There was one other joy that enlivened the Godin home on Rue Hotel-Dieu in their final years. At some point—the date is unknown—Isabel’s nephew Juan Antonio came from Riobamba to live with them.* He was Martín’s younger brother, and Jean and Isabel raised him as their own. He quickly adapted to his new country, changing the spelling of his name to Jean-Antoine Grandmaison, and on February 21, 1792, he married a local woman, Magdeleine Picot. They moved into a house on Rue Cheval Blanc, and in the years ahead, they often told their son Gilbert Felix about his famous great-aunt, Isabel Godin.

Jean was too ill to attend the wedding of Jean-Antoine and Magdeleine, and he died nine days later, on the first of March, at eleven in the evening, with Isabel by his side. He was seventy-nine years old. He was buried in a local cemetery, and once he was gone, Isabel’s health quickly began to decline. Her whole life had been entwined with his. She had been eight years old when the French arrived in Quito, and she had married Jean when she was only thirteen. Although they had lived apart for twenty-one years, she had spent much of that time imagining their reunion; he had never been far from her thoughts. The world they had known together for the last nineteen years in Saint Amand was ending too, the monarchy tumbling before revolutionary mobs in Paris. Yet her last months were peaceful. Jean-Antoine visited her often, she was not alone, and—as Jean-Antoine would later relate—from time to time she would take out an ebony box and prop it open on her lap, softly running her fingers over the cotton dress and sandals stored inside.

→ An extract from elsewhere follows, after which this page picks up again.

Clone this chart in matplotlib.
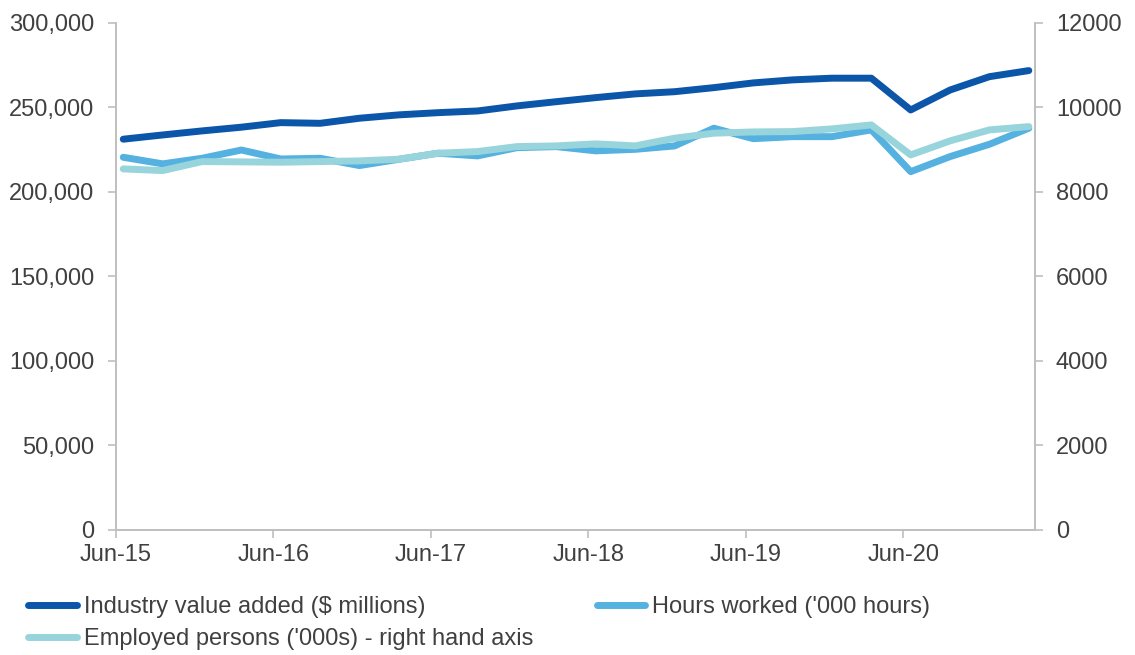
import numpy as np
import matplotlib
matplotlib.use("Agg")
import matplotlib.pyplot as plt
from matplotlib.ticker import FuncFormatter

plt.rcParams['font.family'] = ['Liberation Sans', 'DejaVu Sans']

quarters = ['Jun-15', 'Sep-15', 'Dec-15', 'Mar-16', 'Jun-16', 'Sep-16', 'Dec-16', 'Mar-17',
            'Jun-17', 'Sep-17', 'Dec-17', 'Mar-18', 'Jun-18', 'Sep-18', 'Dec-18', 'Mar-19',
            'Jun-19', 'Sep-19', 'Dec-19', 'Mar-20', 'Jun-20', 'Sep-20', 'Dec-20', 'Mar-21']

value_added = [231200, 233700, 236100, 238300, 241000, 240600, 243600, 245600,
               246900, 247900, 250900, 253400, 255800, 258000, 259300, 261700,
               264500, 266300, 267300, 267300, 248500, 260300, 268200, 271800]

hours_worked = [220500, 216600, 219900, 224800, 219500, 219900, 215600, 219300,
                222900, 221300, 226200, 226800, 224300, 225200, 227200, 237700,
                231500, 232700, 232700, 236700, 212000, 220900, 228200, 237700]

employed = [8545, 8505, 8718, 8711, 8703, 8718, 8734, 8774,
            8916, 8955, 9073, 9089, 9137, 9089, 9271, 9390,
            9420, 9428, 9492, 9586, 8876, 9208, 9468, 9546]

tick_labels = ['Jun-15', 'Jun-16', 'Jun-17', 'Jun-18', 'Jun-19', 'Jun-20']

c_dark = '#0B56A8'
c_mid = '#55B1E0'
c_light = '#98D4DC'
grey = '#BFBFBF'
txt = '#404040'

# quarters plotted a little after the month tick, as in the source
x = np.arange(len(quarters)) + 0.19
tick_pos = [quarters.index(t) for t in tick_labels]

fig = plt.figure(figsize=(11.35, 6.55), dpi=100)
ax = fig.add_axes([0.102, 0.191, 0.810, 0.774])
ax2 = ax.twinx()

l1, = ax.plot(x, value_added, color=c_dark, lw=5, solid_capstyle='round', solid_joinstyle='round',
              label='Industry value added ($ millions)')
l2, = ax.plot(x, hours_worked, color=c_mid, lw=5, solid_capstyle='round', solid_joinstyle='round',
              label="Hours worked ('000 hours)")
l3, = ax2.plot(x, employed, color=c_light, lw=5, solid_capstyle='round', solid_joinstyle='round',
               label="Employed persons ('000s) - right hand axis")

ax.set_xlim(0, 23.35)
ax.set_ylim(0, 300000)
ax2.set_ylim(0, 12000)
ax.set_yticks(np.arange(0, 300001, 50000))
ax2.set_yticks(np.arange(0, 12001, 2000))
ax.yaxis.set_major_formatter(FuncFormatter(lambda v, p: f'{int(v):,}'))
ax.set_xticks(tick_pos)
ax.set_xticklabels(tick_labels)

for a in (ax, ax2):
    a.spines['top'].set_visible(False)
    for s in ('left', 'right', 'bottom'):
        a.spines[s].set_color(grey)
        a.spines[s].set_linewidth(1.2)
    a.tick_params(colors=grey, labelcolor=txt, labelsize=17, length=5.5, width=1.2)
ax.tick_params(axis='y', pad=10)
ax2.tick_params(axis='y', pad=9.5)
ax.tick_params(axis='x', pad=4.5)

fig.legend(handles=[l1, l3, l2], loc='upper left', bbox_to_anchor=(0.025, 0.09), ncol=2,
           frameon=False, fontsize=17, handlelength=2.05, handletextpad=0.3,
           columnspacing=2.7, labelspacing=0.43, borderaxespad=0, borderpad=0,
           labelcolor=txt)

fig.savefig('out.png', dpi=100)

Isabel died on September 27, 1792, at age sixty-five, and was buried in the same parish cemetery as Jean. Jean-Antoine and his wife Magdeleine had their first child two months later, and the descendants of one of their sons, Gilbert, can still be found living today in the Berry region of France. Isabel’s sandals were handed down as an heirloom, and not long ago, a distant relative of Isabel’s, Marc Lemaire, recalled that as a child he would visit his great-aunt Emma and she would show them off, the sandals “completely flattened and made of some kind of raffia, grey and dusty.” Isabel and Jean’s house in Saint Amand still stands as well, and in the town library there is a copy of the famous letter Jean wrote to La Condamine, telling of his wife’s wanderings in the Bobonaza wilderness.

* Jean was mistaken here. Including the Indian pilot, the correct number of deaths was seven.

* In addition to his usual melancholy, Jussieu began to suffer headaches and dizziness in Potosí, which may have been due to poisoning from the mercury used in the processing of silver from the mines in this notoriously unhealthy town.

* There is no record of how he traveled from Riobamba to France. The most common route at the time would have been overland to Cartagena and from there to Spain.